Cannibalizing the Core Brand #
Chase fell into a classic corporate trap: they built a competitor to themselves. At the time, the main Chase mobile app was already considered one of the best in the industry. Customers were left asking a simple question: Why do I need a Finn account when I already have a Chase account that does the exact same thing?
Finn didn’t offer better rates, unique financial instruments, or lower fees. It only offered a different logo. Without a financial differentiator, the technology was just a tool without a purpose.
Was Finn a Failure or an Expensive Experiment? #
While Finn only garnered roughly 50,000 customers before its closure, the episode suggests a more nuanced “coldly calculated” perspective.
- Knowledge vs. Money: Projects result in either profit or insight. While Finn lost money, it provided Chase with a massive “sandbox” to test user behavior and digital onboarding.
- The Integration Play: Shortly after Finn closed, many of its most successful UI/UX features were integrated back into the main Chase app.
Today, Chase boasts over 80 million customers.

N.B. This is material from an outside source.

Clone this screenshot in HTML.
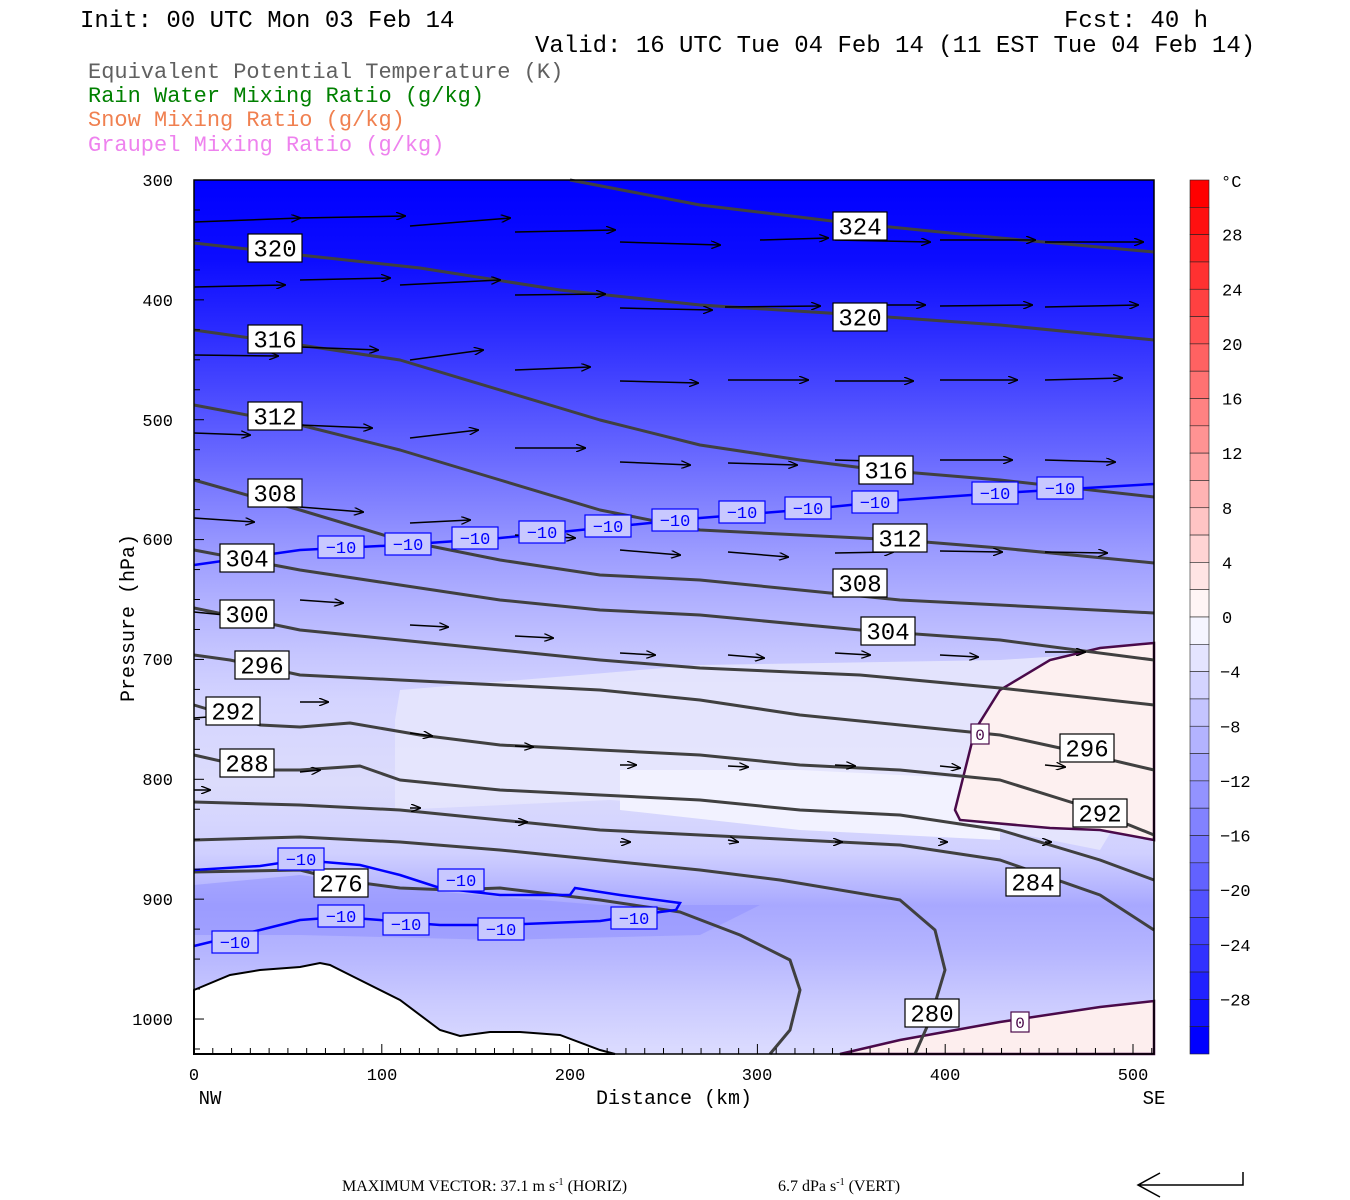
<!DOCTYPE html>
<html><head><meta charset="utf-8"><style>
body{margin:0;background:#fff;width:1350px;height:1200px;overflow:hidden}
svg{display:block}
text{font-family:"Liberation Mono",monospace}
</style></head><body>
<svg id="s" width="1350" height="1200" xmlns="http://www.w3.org/2000/svg">
<defs>
<linearGradient id="bg" x1="0" y1="180" x2="0" y2="1054" gradientUnits="userSpaceOnUse">
<stop offset="0" stop-color="#0000ff"/>
<stop offset="0.09" stop-color="#0c0cff"/>
<stop offset="0.17" stop-color="#2a2aff"/>
<stop offset="0.25" stop-color="#4c4cff"/>
<stop offset="0.31" stop-color="#6666ff"/>
<stop offset="0.366" stop-color="#8080ff"/>
<stop offset="0.423" stop-color="#9a9aff"/>
<stop offset="0.48" stop-color="#b0b0ff"/>
<stop offset="0.538" stop-color="#c4c4ff"/>
<stop offset="0.595" stop-color="#d4d4ff"/>
<stop offset="0.69" stop-color="#dcdcfc"/>
<stop offset="0.77" stop-color="#d0d0ff"/>
<stop offset="0.83" stop-color="#a8a8ff"/>
<stop offset="0.88" stop-color="#b4b4ff"/>
<stop offset="0.94" stop-color="#cacaff"/>
<stop offset="1" stop-color="#dcdcff"/>
</linearGradient>
<marker id="ah" markerWidth="10" markerHeight="8" refX="9" refY="4" orient="auto" markerUnits="userSpaceOnUse"><path d="M0,0 L10,4 L0,8" fill="none" stroke="#000" stroke-width="1.3"/></marker>
</defs>
<rect x="194" y="180" width="960" height="874" fill="url(#bg)"/>
<path d="M400,690 L700,665 L1000,660 L1154,650 L1154,760 L1100,850 L1000,830 L800,815 L610,800 L395,810 L395,720 Z" fill="#e6e6fd" opacity="0.9"/>
<path d="M620,770 L800,770 L1000,780 L1000,840 L800,830 L620,810 Z" fill="#f2f2ff"/>
<path d="M194,885 L300,875 L420,890 L600,905 L760,905 L700,935 L500,940 L300,935 L194,935 Z" fill="#9494ff" opacity="0.6"/>
<path d="M1154,643 L1100,648 L1050,660 L1000,690 L975,730 L965,770 L955,810 L960,820 L1050,828 L1100,830 L1154,840 Z" fill="#fdf0f0" stroke="#4a0a4a" stroke-width="2.5"/>
<path d="M840,1054 L900,1040 L1000,1022 L1100,1007 L1154,1001 L1154,1054 Z" fill="#fdeeee" stroke="#4a0a4a" stroke-width="2.5"/>
<path d="M194,990 L230,975 L260,970 L300,967 L320,963 L330,965 L350,975 L400,1000 L440,1030 L460,1036 L490,1032 L520,1032 L560,1035 L600,1050 L615,1054 L194,1054 Z" fill="#fff" stroke="#000" stroke-width="2"/>
<g fill="none" stroke="#404040" stroke-width="3" stroke-linejoin="round">
<polyline points="570,180 700,205 840,222 1000,238 1154,252"/>
<polyline points="194,243 300,255 420,268 560,290 700,305 860,315 1000,325 1154,340"/>
<polyline points="194,330 300,345 400,360 500,390 600,420 700,445 800,460 880,470 1000,480 1154,497"/>
<polyline points="194,405 300,425 400,450 500,480 600,510 700,530 800,535 900,540 1000,548 1154,563"/>
<polyline points="194,480 300,510 400,540 500,560 600,575 700,580 800,590 900,600 1000,605 1154,613"/>
<polyline points="194,550 300,570 400,585 500,600 600,610 700,615 860,630 1000,640 1154,660"/>
<polyline points="194,608 300,630 400,640 500,650 600,660 700,668 860,675 1000,688 1154,705"/>
<polyline points="194,655 230,660 300,675 400,680 500,685 600,690 700,700 800,715 900,725 1000,735 1060,748 1154,770"/>
<polyline points="194,705 260,725 300,727 350,723 420,735 500,745 600,750 700,755 800,765 900,770 1000,780 1080,805 1154,835"/>
<polyline points="194,755 260,770 300,770 360,766 400,780 450,785 500,790 600,795 700,800 800,810 900,815 1000,830 1100,860 1154,880"/>
<polyline points="194,802 300,805 400,810 500,820 600,830 700,835 800,840 900,845 1000,860 1100,895 1154,930"/>
<polyline points="194,840 300,837 400,842 500,850 600,860 700,870 780,880 900,900 935,930 945,970 930,1020 915,1054"/>
<polyline points="194,872 300,870 340,880 400,888 450,890 500,888 600,900 680,912 740,935 790,960 800,990 790,1030 770,1054"/>
</g>
<g fill="none" stroke="#0000ff" stroke-width="2.5">
<polyline points="194,565 300,550 400,545 500,538 600,528 700,518 800,510 900,500 1000,493 1154,484"/>
<polyline points="194,870 260,866 300,860 360,865 400,875 440,888 500,895 570,895 575,888 620,895 680,903 676,910 660,912 600,921 500,925 440,925 400,922 380,920 340,917 300,920 260,930 194,946"/>
</g>
<g id="arrows" stroke="#000" stroke-width="1.5" marker-end="url(#ah)"></g>
<g id="lab"></g>
<rect x="194" y="180" width="960" height="874" fill="none" stroke="#000" stroke-width="1.5"/>
<g id="ticks" stroke="#000" stroke-width="1"></g>
<g id="cb"></g>
<g font-size="24" fill="#000">
<text x="80" y="27">Init: 00 UTC Mon 03 Feb 14</text>
<text x="1064" y="27">Fcst:  40 h</text>
<text x="535" y="52">Valid: 16 UTC Tue 04 Feb 14 (11 EST Tue 04 Feb 14)</text>
<text x="88" y="78" fill="#606060" font-size="22">Equivalent Potential Temperature (K)</text>
<text x="88" y="102" fill="#008000" font-size="22">Rain Water Mixing Ratio (g/kg)</text>
<text x="88" y="126" fill="#f08050" font-size="22">Snow Mixing Ratio (g/kg)</text>
<text x="88" y="151" fill="#ee82ee" font-size="22">Graupel Mixing Ratio (g/kg)</text>
</g>
<g font-size="17" text-anchor="end">
<text x="173" y="186">300</text><text x="173" y="306">400</text><text x="173" y="426">500</text>
<text x="173" y="545">600</text><text x="173" y="665">700</text><text x="173" y="785">800</text>
<text x="173" y="905">900</text><text x="173" y="1025">1000</text>
</g>
<g font-size="17" text-anchor="middle">
<text x="194" y="1080">0</text><text x="382" y="1080">100</text><text x="570" y="1080">200</text>
<text x="757" y="1080">300</text><text x="945" y="1080">400</text><text x="1133" y="1080">500</text>
<text x="210" y="1104" font-size="19">NW</text><text x="1154" y="1104" font-size="19">SE</text>
<text x="674" y="1104" font-size="20">Distance (km)</text>
</g>
<text transform="translate(134,618) rotate(-90)" text-anchor="middle" font-size="20">Pressure (hPa)</text>
<text x="342" y="1191" style="font-family:'Liberation Serif',serif" font-size="16">MAXIMUM VECTOR:  37.1 m s<tspan dy="-6" font-size="10">-1</tspan><tspan dy="6"> (HORIZ)</tspan></text>
<text x="778" y="1191" style="font-family:'Liberation Serif',serif" font-size="16">6.7 dPa s<tspan dy="-6" font-size="10">-1</tspan><tspan dy="6"> (VERT)</tspan></text>
<path d="M1243,1172 L1243,1185 L1138,1185 M1160,1173 L1138,1185 L1160,1197" fill="none" stroke="#000" stroke-width="1.5"/>
</svg>
<script>
var NS="http://www.w3.org/2000/svg",s=document.getElementById('s');
function el(p,t,a,txt){var e=document.createElementNS(NS,t);for(var k in a)e.setAttribute(k,a[k]);if(txt)e.textContent=txt;p.appendChild(e);return e;}
var A=[[194,222,300,218],[300,218,405,216],[410,226,510,218],[515,232,615,230],[620,242,720,245],[760,240,828,238],[835,240,930,242],[940,240,1035,240],[1045,242,1143,242],
[194,287,285,285],[300,280,390,278],[400,285,500,280],[515,295,605,294],[620,308,712,310],[725,307,820,306],[835,305,925,305],[940,306,1032,305],[1045,307,1138,305],
[194,355,278,356],[300,347,378,350],[410,360,483,350],[515,370,590,367],[620,381,698,383],[728,380,808,380],[835,381,913,381],[940,380,1017,380],[1045,380,1122,378],
[194,433,250,435],[300,425,372,428],[410,438,478,430],[515,448,585,448],[620,462,690,465],[728,463,797,465],[835,460,910,462],[940,460,1012,460],[1045,460,1115,462],
[194,518,254,522],[300,507,363,512],[410,523,470,520],[515,535,575,538],[620,550,680,555],[728,552,788,557],[835,553,893,552],[940,551,1002,552],[1045,552,1107,553],
[194,612,235,616],[300,600,343,603],[410,625,448,627],[515,636,553,638],[620,653,655,655],[728,655,764,658],[835,653,870,655],[940,655,978,657],[1045,652,1085,652],
[194,718,222,716],[300,702,328,702],[410,733,432,736],[515,746,533,747],[620,765,636,765],[728,766,748,767],[835,765,855,766],[940,766,960,768],[1045,765,1065,767],
[194,790,210,790],[300,772,320,770],[410,808,420,808],[515,822,527,822],[620,842,630,842],[728,840,738,842],[835,842,842,842],[940,842,947,842],[1045,842,1051,842]];
var g=document.getElementById('arrows');
A.forEach(function(a){el(g,'line',{x1:a[0],y1:a[1],x2:a[2],y2:a[3]});});
var L=document.getElementById('lab');
function box(x,y,t,w,h,fs,stroke,fill,col){el(L,'rect',{x:x-w/2,y:y-h/2,width:w,height:h,fill:fill,stroke:stroke,'stroke-width':1.2});el(L,'text',{x:x,y:y+fs*0.36,'text-anchor':'middle','font-size':fs,fill:col},t);}
[[275,248,'320'],[275,339,'316'],[275,416,'312'],[275,493,'308'],[247,558,'304'],[247,614,'300'],[262,665,'296'],[233,711,'292'],[247,763,'288'],[341,883,'276'],[860,226,'324'],[860,317,'320'],[886,470,'316'],[900,538,'312'],[860,583,'308'],[888,631,'304'],[1087,748,'296'],[1100,813,'292'],[1033,882,'284'],[932,1013,'280']].forEach(function(b){box(b[0],b[1],b[2],54,28,24,'#000','#fff','#000');});
[[341,547],[408,544],[475,538],[542,532],[608,526],[675,520],[742,512],[808,508],[875,502],[995,493],[1060,488],[301,859],[461,880],[341,916],[406,924],[501,929],[634,918],[235,942]].forEach(function(b){box(b[0],b[1],'\u221210',46,22,17,'#0000ff','#c8c8ff','#0000ff');});
box(980,734,'0',18,20,16,'#4a0a4a','#fff','#4a0a4a');box(1020,1022,'0',18,20,16,'#4a0a4a','#fff','#4a0a4a');
var T=document.getElementById('ticks');
for(var p=300;p<=1025;p+=25){var y=180+(p-300)*1.1986;var w=(p%100==0)?10:6;el(T,'line',{x1:194,y1:y,x2:194+w,y2:y});}
for(var d=0;d<=510;d+=10){var x=194+d*1.878;if(x>1154)break;var w=(d%100==0)?10:6;el(T,'line',{x1:x,y1:1054,x2:x,y2:1054-w});}
var C=document.getElementById('cb'),bh=874/32;
for(var i=0;i<32;i++){var c;if(i<16){var g2=Math.round(i*16.3);c='rgb(255,'+g2+','+g2+')';}else{var j=31-i;var v=Math.round(j*16.3);c='rgb('+v+','+v+',255)';}
el(C,'rect',{x:1190,y:180+i*bh,width:19,height:bh,fill:c,stroke:'#222','stroke-width':0.6});}
el(C,'text',{x:1221,y:187,'font-size':17},'\u00b0C');
for(var k=1;k<16;k++){var v=32-4*k;var y=180+k*2*bh;el(C,'text',{x:v<0?1220:1222,y:y+6,'font-size':17},(v<0?'\u2212':'')+Math.abs(v));}
</script>
</body></html>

The “failure” of Finn may have been the secret sauce that allowed the parent company to evolve into the digital powerhouse it is today.
Lessons for the Next Wave of Fintech #
The story of Finn serves as a warning to both banks and startups:
- True Segregation: If you build a product beside your core business, you must cut the cord. Mixing legacy compliance with new-age interfaces creates a bottleneck that kills growth.
- Tech is a Tool, Not a Product: In fintech, “fin” (finance) must lead. “Tech” is the delivery mechanism.
- Solve a Problem, Don’t Just Change the Color: Innovation requires a business model shift, not just a design shift.
Success in the next era of banking won’t be defined by who has the prettiest app, but by who can actually simplify the underlying financial journey.